1. class Foo: NSObject → exposed to Objective-C, Swift-style (mangled) runtime 
name
2. @objc class Foo: NSObject → exposed to Objective-C, Swift-style (mangled) 
runtime name
3. @objc(Foo) class Foo: NSObject → exposed to Objective-C, unmangled runtime 
name

(and 4. @objc class Foo → illegal, classes must have ObjC heritage to be @objc.)
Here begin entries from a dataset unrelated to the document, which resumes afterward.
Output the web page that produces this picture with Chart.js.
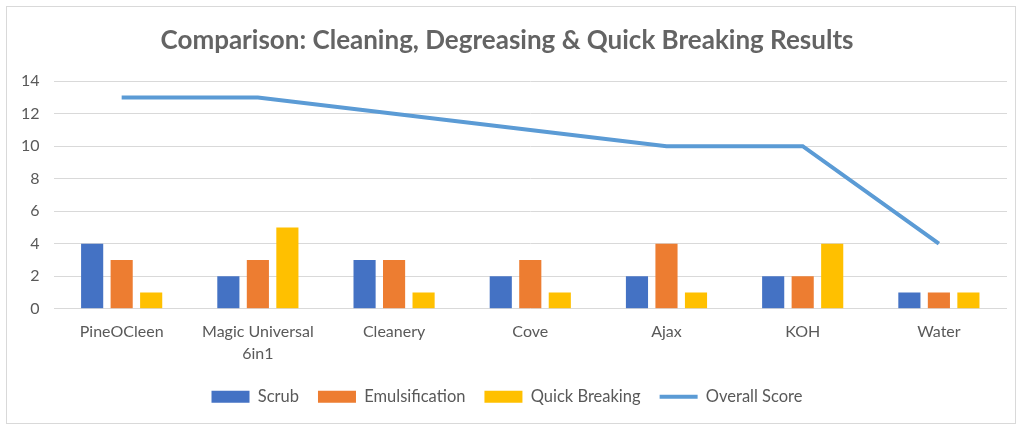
<!DOCTYPE html>
<html>
<head>
<meta charset="utf-8">
<script src="https://cdn.jsdelivr.net/npm/chart.js@4"></script>
<style>
  html, body { margin: 0; padding: 0; background: #fff; }
  #box { position: absolute; left: 6px; top: 6px; width: 1010px; height: 418px; border: 1px solid #d9d9d9; box-sizing: border-box; }
</style>
</head>
<body>
<div id="box"><canvas id="myChart"></canvas></div>
<script>
const categorias = ['PineOCleen', ['Magic Universal', '6in1'], 'Cleanery', 'Cove', 'Ajax', 'KOH', 'Water']
const scrub = [4, 2, 3, 2, 2, 2, 1]
const emulsification = [3, 3, 3, 3, 4, 2, 1]
const quickBreaking = [1, 5, 1, 1, 1, 4, 1]
const overallScore = [13, 13, 12, 11, 10, 10, 4]

const fonte = 'Lato, "Open Sans", sans-serif'
const cinza = '#595959'

function barra(label, data, cor) {
    return {
        type: 'bar',
        label: label,
        data: data,
        backgroundColor: cor,
        borderWidth: 0,
        categoryPercentage: 0.65,
        barPercentage: 0.75,
        order: 2
    }
}

const cfg = {
    data: {
        labels: categorias,
        datasets: [
            barra('Scrub', scrub, '#4472C4'),
            barra('Emulsification', emulsification, '#ED7D31'),
            barra('Quick Breaking', quickBreaking, '#FFC000'),
            {
                type: 'line',
                label: 'Overall Score',
                data: overallScore,
                borderColor: '#5B9BD5',
                backgroundColor: '#5B9BD5',
                borderWidth: 4,
                pointRadius: 0,
                pointStyle: 'line',
                tension: 0,
                order: 1
            }
        ]
    },
    options: {
        maintainAspectRatio: false,
        responsive: true,
        animation: false,
        layout: { padding: { left: 0, right: 8, top: 8, bottom: 8 } },
        plugins: {
            title: {
                display: true,
                text: 'Comparison: Cleaning, Degreasing & Quick Breaking Results',
                color: '#646464',
                font: { family: fonte, size: 26, weight: 'bold' },
                padding: { top: 10, bottom: 25 }
            },
            legend: {
                position: 'bottom',
                labels: {
                    color: cinza,
                    font: { family: fonte, size: 16.5 },
                    usePointStyle: true,
                    pointStyleWidth: 38,
                    boxHeight: 12,
                    padding: 19,
                    generateLabels: function (chart) {
                        return chart.data.datasets.map(function (ds, i) {
                            const linha = ds.type === 'line'
                            return {
                                text: ds.label,
                                fillStyle: ds.backgroundColor,
                                strokeStyle: ds.borderColor || ds.backgroundColor,
                                lineWidth: linha ? 4 : 0,
                                pointStyle: linha ? 'line' : 'rect',
                                fontColor: cinza,
                                datasetIndex: i,
                                hidden: false
                            }
                        })
                    }
                }
            },
            tooltip: { enabled: false }
        },
        scales: {
            x: {
                grid: { display: false },
                border: { display: false },
                ticks: { color: cinza, font: { family: fonte, size: 16, lineHeight: 1.4 }, padding: 4, maxRotation: 0 }
            },
            y: {
                min: 0,
                max: 14,
                ticks: { stepSize: 2, color: cinza, font: { family: fonte, size: 16 }, padding: 14 },
                grid: { color: '#d9d9d9', drawTicks: false },
                border: { display: false }
            }
        }
    }
}

const ctx = document.getElementById('myChart').getContext('2d')
// eslint-disable-next-line no-undef
const myChart = new Chart(ctx, cfg)
</script>
</body>
</html>
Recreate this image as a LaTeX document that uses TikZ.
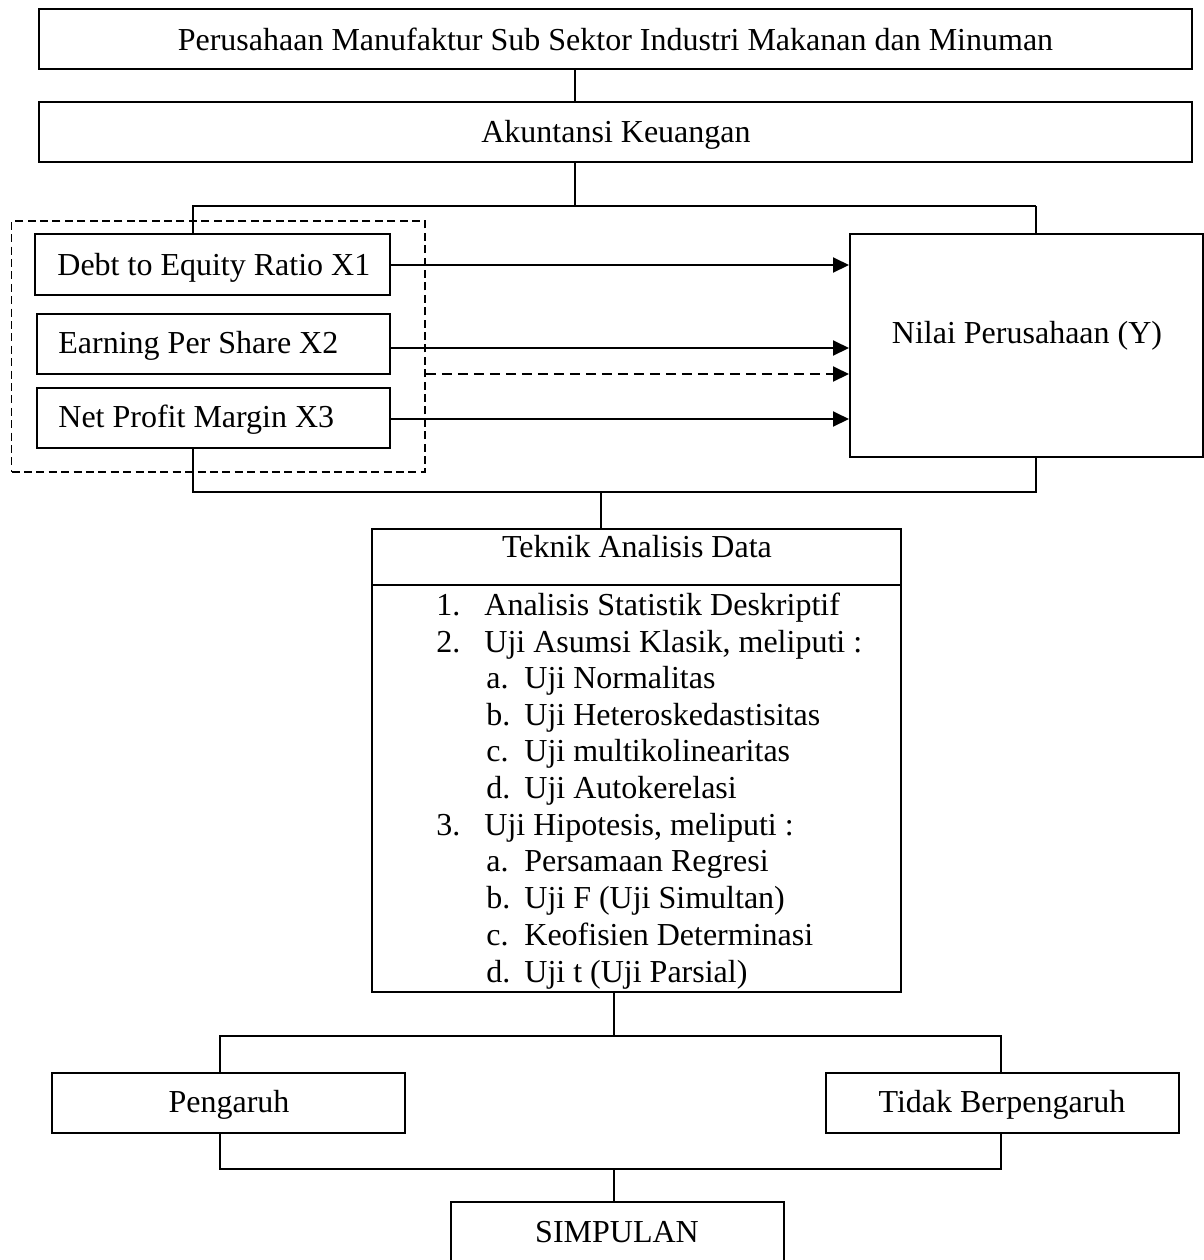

They specifically observed that (1) and (2) have the same behavior, and 
suggested that maybe (2) should be shorthand for (3).

Pros:
- There aren't two ways to spell (1).
- Removing the mangling (and module uniquing) from the runtime name is probably 
one of the most common uses of @objc on a class.

Cons:
- It's a source-breaking change, for all that the "@objc" in (2) is redundant.
- For protocols, (1) and (2) are not equivalent, because @objc isn't inherited 
there.
- Mangling is used to namespace class names at run time; if you drop that, the 
ObjC name should probably have a prefix. (This applies more to frameworks than 
apps, though.)

There are probably people who say that last con applies to the generated header 
as well: we shouldn't put (1) or (2) into the generated header because the ObjC 
name might conflict with another class at compile time. This is valid, but 
probably too drastic a change at this point.

So, what does everyone think? I'm leaning towards "no change" because it's a 
bit subtle and not a big enough win, but if there's widespread support for this 
I'll pull it into a proposal.

Jordan

P.S. This is rdar://problem/22296436 for anyone else at Apple.